I will be ordering some timber from my local timber yard to make a
Thinking 2x4 nominal PAR tanalised timber. Now the treated timber
(sawn) at the depots is a horrible green. But is that tanalised or
just weather treated?
I want to stain and varnish this bench so don't want the green stuff!
It might be worth looking a bit further. I found that most of the DIY
stores had timber that was simply dipped in green preservative (not
pressure treated) - but they didn't claim it either - I forget what
the weasel words were. Timber yards had pressure treated, but again
Eventually I found a choice of green and brown pressure treated timber
at a fencing company with their own saw mill who are also
manufacturing fencing rather than just stocking. They have their own
pressure treating plant and were doing both colours - the brown being
a little more than the green.
You can stain on top of green as long as the brown is a fairly dark
one. Paler colours will tend to look rather muddy.
To email, substitute .nospam with .gl
The Brown/Green often depends upon what it is treated with.
Brown is better for soil contact (always damp), green is best for dry areas.
The dampness of the wood effect what will attack it.
You can find in depth anaylsis of the different treatments if you search google.
I have had to order it PAR, the timber yard have to place an order for
the PAR as they only stock sawn. Have confirmed it will come in Green
:( so will have to try some dark stains on it!
At least if I make the bench and it falls to bits after the first
season it was me that did it and not BandQ :) can't blame anyone then.
I'd have thought if it has to be ordered, you could have asked for clear
pressure treated stuff. I *think* tanalised is green purely for easy
identification, and checking how far the treatment has penetrated.
*Prepositions are not words to end sentences with *
Dave Plowman email@example.com London SW 12
The only time I bought tanalised timber it was a *light* brown colour -
about as dark as pine goes after being exposed to sunlight for a couple
of years. I painted it with white microporous paint and it covered with
Maybe someone can confirm this but I thought that Tanalising was a
specific process, maybe even a trademark, and therefore not all pressure
treated timber is *tanalised*, it could just be Cuprinol green wood
preservative or similar applied in a pressure vessel.

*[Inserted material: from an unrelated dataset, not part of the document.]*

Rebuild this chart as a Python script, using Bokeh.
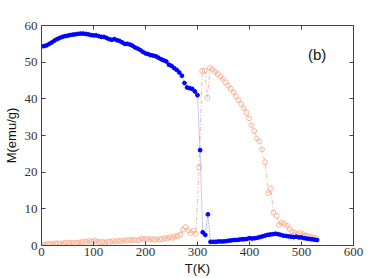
from bokeh.plotting import figure
from bokeh.models import LinearAxis, FixedTicker, Label
from bokeh.embed import file_html
from bokeh.resources import INLINE

# Blue series (filled dots)
blue_T = list(range(0, 535, 5))
blue_M = [54.3, 54.4, 54.6, 55.0, 55.4, 55.9, 56.3, 56.6, 56.9, 57.1,
          57.2, 57.4, 57.5, 57.6, 57.7, 57.8, 57.8, 57.7, 57.6, 57.4,
          57.3, 57.3, 57.1, 56.9, 56.9, 56.6, 56.3, 56.1, 56.3, 56.0,
          55.8, 55.4, 55.0, 55.0, 54.8, 54.5, 54.0, 53.7, 53.3, 52.8,
          52.4, 52.2, 51.9, 51.8, 51.6, 51.2, 50.8, 50.5, 50.2, 49.3,
          49.0, 48.4, 47.9, 47.2, 46.3, 44.3, 43.1, 42.9, 42.7, 42.0,
          41.0, 26.0, 3.6, 2.9, 8.5, 1.0, 1.0, 1.0, 1.1, 1.1,
          1.1, 1.2, 1.3, 1.4, 1.5, 1.5, 1.6, 1.7, 1.7, 1.8,
          2.0, 1.9, 2.0, 2.1, 2.3, 2.5, 2.7, 2.9, 3.0, 3.1,
          3.2, 3.1, 2.9, 2.7, 2.6, 2.5, 2.4, 2.3, 2.4, 2.2,
          2.2, 2.0, 1.9, 1.8, 1.7, 1.6, 1.5]

# Orange series (open circles)
orange_T = [2, 7, 12, 17, 22, 27, 32, 37, 42, 47, 52, 57, 62, 67, 72, 77, 82, 87, 92, 97,
            102, 107, 112, 117, 122, 127, 132, 137, 142, 147, 152, 157, 162, 167, 172, 177,
            182, 187, 192, 197, 202, 207, 212, 217, 222, 227, 232, 237, 242, 247, 252, 257,
            262, 267, 272, 277, 282, 287, 292, 297, 303, 309, 314, 319, 324, 329, 334, 339,
            344, 349, 354, 359, 364, 369, 374, 379, 384, 389, 394, 399, 404, 409, 414, 419,
            424, 430, 436, 441, 446, 452, 457, 462, 467, 472, 477, 482, 487, 493, 498, 503,
            508, 512, 517, 522, 527]
orange_M = [0.2, 0.3, 0.4, 0.5, 0.5, 0.6, 0.6, 0.5, 0.6, 0.8, 0.7, 0.7, 0.7, 0.7, 0.8, 0.9,
            1.1, 1.0, 1.2, 1.0, 1.3, 1.1, 0.9, 1.0, 0.8, 1.1, 1.0, 1.2, 1.0, 1.3, 1.2, 1.4,
            1.3, 1.5, 1.4, 1.6, 1.4, 1.5, 1.9, 1.7, 1.8, 1.6, 1.8, 1.5, 1.7, 1.6, 1.8, 2.0,
            1.9, 2.3, 2.1, 2.5, 2.6, 2.9, 4.3, 5.0, 4.2, 3.4, 4.0, 3.2, 21.3, 47.6, 47.7, 40.3,
            48.4, 48.0, 47.4, 46.8, 46.1, 45.4, 44.5, 43.6, 42.7, 41.8, 40.7, 39.6, 38.6, 37.5,
            36.2, 34.7, 32.8, 31.2, 29.2, 28.4, 26.2, 22.7, 14.3, 15.5, 9.0, 8.1, 5.6, 6.3,
            5.9, 5.4, 4.5, 3.8, 3.4, 3.1, 3.4, 3.1, 2.7, 2.5, 2.4, 2.2, 2.1]

x_ticks = [0, 100, 200, 300, 400, 500, 600]
y_ticks = [0, 10, 20, 30, 40, 50, 60]

BLUE = "#0000FF"
ORANGE = "#F8A888"
FRAME = "#444444"

p = figure(width=382, height=278, x_range=(0, 600), y_range=(0, 60),
           output_backend="svg", toolbar_location=None,
           x_axis_label="T(K)", y_axis_label="M(emu/g)",
           min_border_left=40, min_border_right=29, min_border_top=25, min_border_bottom=31)
p.background_fill_color = "white"
p.border_fill_color = "white"
p.outline_line_color = FRAME
p.outline_line_width = 1
p.grid.visible = False

for ax, ticks in ((p.xaxis[0], x_ticks), (p.yaxis[0], y_ticks)):
    ax.ticker = FixedTicker(ticks=ticks)
    ax.major_tick_in = 4
    ax.major_tick_out = 0
    ax.minor_tick_line_color = None
    ax.axis_line_color = FRAME
    ax.major_tick_line_color = FRAME
    ax.major_label_text_font = "Liberation Serif"
    ax.major_label_text_font_size = "13px"
    ax.major_label_text_color = "#333333"
    ax.axis_label_text_font = "Liberation Sans"
    ax.axis_label_text_font_size = "13px"
    ax.axis_label_text_font_style = "normal"
    ax.axis_label_text_color = "#111111"

p.xaxis[0].major_label_standoff = 2
p.xaxis[0].axis_label_standoff = 2
p.yaxis[0].major_label_standoff = 4
p.yaxis[0].axis_label_standoff = 3

top = LinearAxis(ticker=FixedTicker(ticks=x_ticks),
                 major_label_overrides={t: "" for t in x_ticks})
right = LinearAxis(ticker=FixedTicker(ticks=y_ticks),
                   major_label_overrides={t: "" for t in y_ticks})
for ax in (top, right):
    ax.major_tick_in = 4
    ax.major_tick_out = 0
    ax.minor_tick_line_color = None
    ax.axis_line_color = FRAME
    ax.major_tick_line_color = FRAME
    ax.major_label_standoff = 0
p.add_layout(top, "above")
p.add_layout(right, "right")

# orange series
p.line(orange_T, orange_M, line_color=ORANGE, line_width=0.8, line_dash="4 2 1 2")
p.scatter(orange_T, orange_M, marker="circle", size=5, line_color=ORANGE,
          fill_color=None, line_width=0.8)

# blue series
p.line(blue_T, blue_M, line_color="#6666FF", line_width=0.7, line_dash="1 1")
p.scatter(blue_T, blue_M, marker="circle", size=3.8, line_color=BLUE, fill_color=BLUE)

p.add_layout(Label(x=530, y=52.1, text="(b)", text_font="Liberation Sans",
                   text_font_size="15px", text_color="#111111",
                   text_baseline="middle", text_align="center"))

open("out.html", "w").write(file_html(p, INLINE))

Oh, and when Tommy Walsh uses tanalised timer on Ground Force it never
Depends on the stain, it may cover it.
Note that tanalised timber contains poison (arsenic I think), I wouldn't
want to make a picnic bench out of it.
In uk.d-i-y, The Natural Philosopher wrote:
This is true, but what has this to do with uk.broadband. Hi! ;-)
I found the best effect was to allow the timber to weather for a couple
of years, then clean with a pressure washer. You may be able to get some
weathered timber from the yard.
Copper, Chrome and Arsenic.
There'll be a mad woman in any minute now to rant on and on about it.
FWIW when cutting any preserved timber or indeed any timber, wear a dust
mask. Don't use the sawdust or shavings for pet bedding.
Personally I don't worry about the arsenic content of treated timber,
worrying about the name is stupid. All beer contains arsenic - does that
worry you unduly?
ERIC___ firstname.lastname@example.org (Eric Cartman) wrote:
Could be both, the green is just dye to indicate it's been treated.
Then you prolly don't want tanalised, the chemicals can mess up
varnish and stain to an alarming degree. Staining and varnishing
tanalised wood is two belts and braces, better to stick to normal PAR
(cold grown softwood if you can't get hardwood)
Simon Avery, Dartmoor, UK
uk.d-i-y FAQ: http://www.diyfaq.org.uk /
Genuinely tanalised timber is always green. Some other treatments can
be brown; both solvent based and stink a bit.
What you need is protimised timber; this doesn't have a colour and
will take any finish. Just had my 14x5 purlins done like this.